After looking at the cover to try to work out what the story might be about (with clues, as it is a difficult one!), you can ask the children how animals and fairy tales characters feel about the wolf, until they tell you they are scared, then you can teach them the phrase "avoir peur de": "j'ai peur" (so they can tell you when they are scared in the story), "il/elle a peur" and "ils/elles ont peur". You can agree with them on an action to demonstrate fear so everyone can join in, even if they find the phrase "avoir peur" a little more challenging.
You can for instance read the story and let the children fill in the gaps for "a/ont peur" as you do the action; you may get the children to join in with the repetitive "Loup y es-tu? Entends-tu? Que fais-tu?"; some of the children could be the wolf and pretend to get undressed, the others could be animals looking scared etc.

Rationale:
The book is clear, entertaining, accessible to all and yet will teach the children so much.
This story is a great introduction to the nursery rhyme "Promenons-nous dans les bois", which you can then learn with your children, as they will already be familiar with some of the key phrases. It is important that children practise and learn traditional rhymes (it even is in the national curruculum in England). Click here for one of my favourite videos of this rhyme on YouTube.

Outcomes:
You can challenge the children to identify the traditional characters who are scared of the wolf: they may not know the story of "le loup et les 7 chevreaux" and you may even want to read it to them in English. Click here for versions of  the tale both in French and in English.
With younger children, you can rewrite the story and agree on a class version: think of traditional charaters that are scared of the wolf and give him a different outfit to start with; this can be made as simple or as sophisticated as you like and the children could all make a mini-book of the new story.
With older children, you can work on the vocabulary, eg the different verbs the wolf uses to say he is taking his clothes off, the unusual clothes he is wearing.

Topics or themes:
traditional rhymes, the sound "on", clothes

Click here to find more French words that end with a "on" sound, to rhyme with everything the wolf says! You can also find endless ones here.. most of them I do not even know ha ha!

Grammar:
the verb "avoir", as in "avoir peur du/de la/de l'/des"; at least in the 3rd person (a/ont); reflexive verbs in action (je me glisse/promenons-nous)

How much time required:
1-2 lessons

For a more traditional version of "Promenons-nous dans les bois" as a book, click here for Mario Ramos' version, "Loup, loup, y es-tu?"... Only the ending is a little unconventional!
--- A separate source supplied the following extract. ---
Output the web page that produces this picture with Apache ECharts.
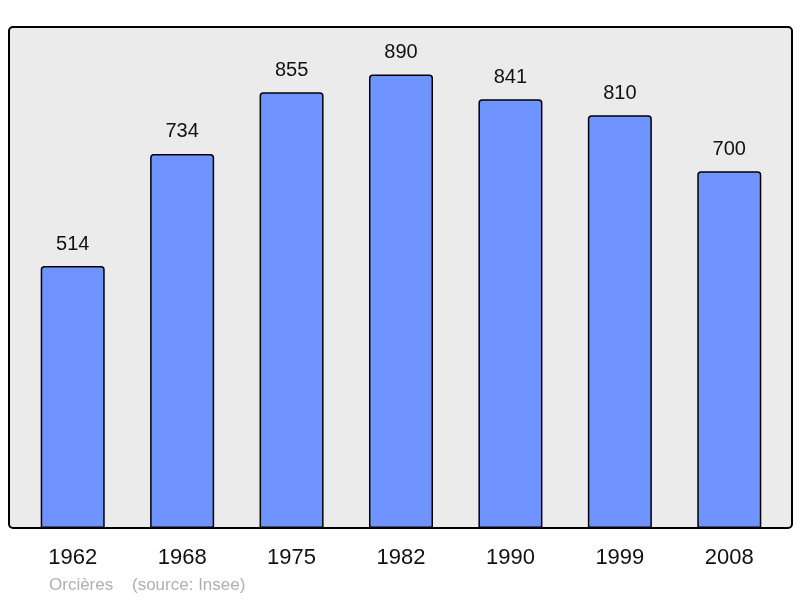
<!DOCTYPE html>
<html><head><meta charset="utf-8">
<script src="https://cdn.jsdelivr.net/npm/echarts@6/dist/echarts.min.js"></script>
<style>html,body{margin:0;padding:0;background:#fff}#c{width:800px;height:598px}</style>
</head><body><div id="c"></div>
<script>
const years = ['1962','1968','1975','1982','1990','1999','2008'];
const population = [514,734,855,890,841,810,700];
const placeName = 'Orcières';
const sourceText = '(source: Insee)';

const chart = echarts.init(document.getElementById('c'));
chart.setOption({
  animation:false,
  textStyle:{fontFamily:'Liberation Sans, Arial, sans-serif'},
  graphic:[
    {type:'rect', z:0, shape:{x:9,y:27,width:783,height:501,r:4},
     style:{fill:'#ebebeb',stroke:'#000',lineWidth:2}},
    {type:'text', left:49, top:577, z:5,
     style:{text:placeName, fill:'#b0b0b0', font:'17px "Liberation Sans", Arial, sans-serif'}},
    {type:'text', left:132, top:577, z:5,
     style:{text:sourceText, fill:'#b0b0b0', font:'17px "Liberation Sans", Arial, sans-serif'}}
  ],
  grid:{left:18,right:16,top:28,bottom:70},
  xAxis:{type:'category',data:years,
    axisLine:{show:false},axisTick:{show:false},
    axisLabel:{fontSize:22,color:'#111',margin:19}},
  yAxis:{type:'value',min:0,max:981,show:false,splitLine:{show:false}},
  series:[{type:'bar',data:population,barWidth:'58.5%',z:2,
    itemStyle:{color:'#7094ff',borderColor:'#000',borderWidth:1.5,borderRadius:[3,3,0,0]},
    label:{show:true,position:'top',distance:12,fontSize:20,color:'#111'}}]
});
</script></body></html>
Did you learn this nursery rhyme when you were younger? Please tell me how you feel about it in the comments!

Click here for more stories that retell fairy tales or include references to some of them!

N.B. Would you like to read about books, ideas, resources and opportunities for the primary languages classroom? Then click here to receive a monthly round up of my blog (and more!) straight in your mail box!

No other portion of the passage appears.